I know, I know, patience is a necessity in your day to day activities as well. Especially if your have young children, teenagers, or special needs kids…children in general require an immense amount of patience. However, this is especially true when you are faced with summer and your ASD kid. No matter how hard you try, the rigidity that comes with a school day is not going to be there during the summer….it shouldn’t be. There is a reason we have summer vacation. It is not because teachers decided they would only work 9 months out of the year. We all need brain breaks. We become saturated with information and need to step back before we can process more! Our children are going to need extra patience as we enter the world of the unknown. Think about it from their perspective: Thrown into a schedule that is not the one they spent so long memorizing and adapting to. Not sure about the upcoming school year. And all the summer activities are loud, bright, and full of sensory overstimulation (fireworks….really?!).

  • Keep a bag of tricks.

When you travel, whether it be to the store or to grandma’s, keep a supply of calming things with you. While every child’s sensory calming or stimulating needs are different, you now what helps your child (Remember, you made that list earlier, right?!), keep those items on hand. A good place to start is your child’s comfort item (if they have one, if not a soft heavy blanket works well), just be careful that you keep tabs on the item at all times. A midnight run to WalMart to find a lost lovey is no fun! Headphones (for loud places), favorite music (jacked into the headphones), and a fidget are great tools to keep in your car at all times. Whatever works for your child is the right thing for you to do. Snacks are also helpful to keep on hand. Just in case you find yourself somewhere with your picky eater and no picky-friendly food in sight!

  • Talk to your child and caretakers.

Keep an open dialogue with your child. When changes are occurring, let them know they are coming. If you cannot give a heads up, explain that something has happened that you cannot control and let them know it is okay to be confused and even angry. Practice anger management and calming techniques with your child. Read social stories that are specific to activities you might be participating in. Can’t find a social story? Make it up. Give your child solutions to situations that are likely to occur. When a transition is going to occur, give a 5 minute or 10 minute warning. Visual timers are excellent tools to help your child prepare for transitions. Don’t have a visual timer? An egg timer works well too!

When visiting family, or people you will see on a regular basis, let them know what to expect. Explain that these situations (you have your list) might cause distress and what they can do if you are not around. Make sure they are familiar with comfort items and activities that provide a calming feeling for your child. Make sure they know that sometimes tantrums are unavoidable and are no ones fault….theirs or the child’s!

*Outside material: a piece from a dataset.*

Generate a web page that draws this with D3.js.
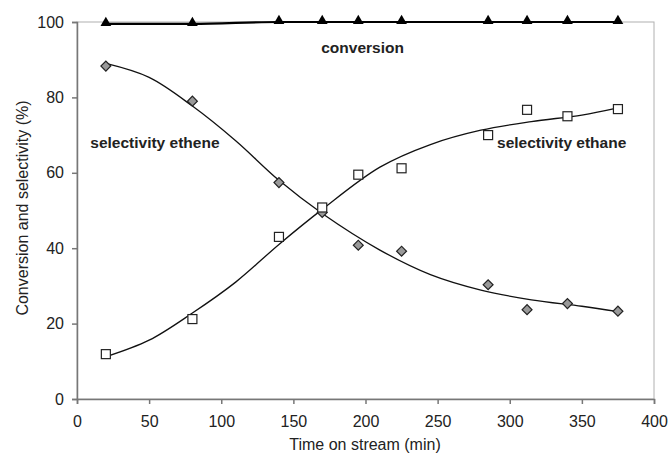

When in public, you are going to run into people who do not understand your day to day routine and the planning and effort that goes into raising a child with unique needs. Don’t worry. Many people offer advice (however unsolicited) because they genuinely want to help. Others are simply jerks. You can usually tell the difference. Under neither circumstance are you required to give an explanation for your or your child’s behavior. However, sometimes we do feel it is necessary to put our own mind at ease. A simple, “I’m sorry for the interruption or confusion, my child is autistic and we are working to make them comfortable.” That is not to say that you have free reign to allow your child to have a complete meltdown in a public situation that will ruin everyone else’s day. In those situations, it’s best to simply leave. Leaving is a perfectly acceptable solution to a melt-down. When we go into situations that we are unsure of, my son sometimes likes to wear an autism ribbon or bracelet as a silent sign that he may react differently than some.

Regardless of what your summer holds, planning and patience can help make the experience enjoyable for everyone. By using some of these strategies, you are setting yourself and your child up for a great summer!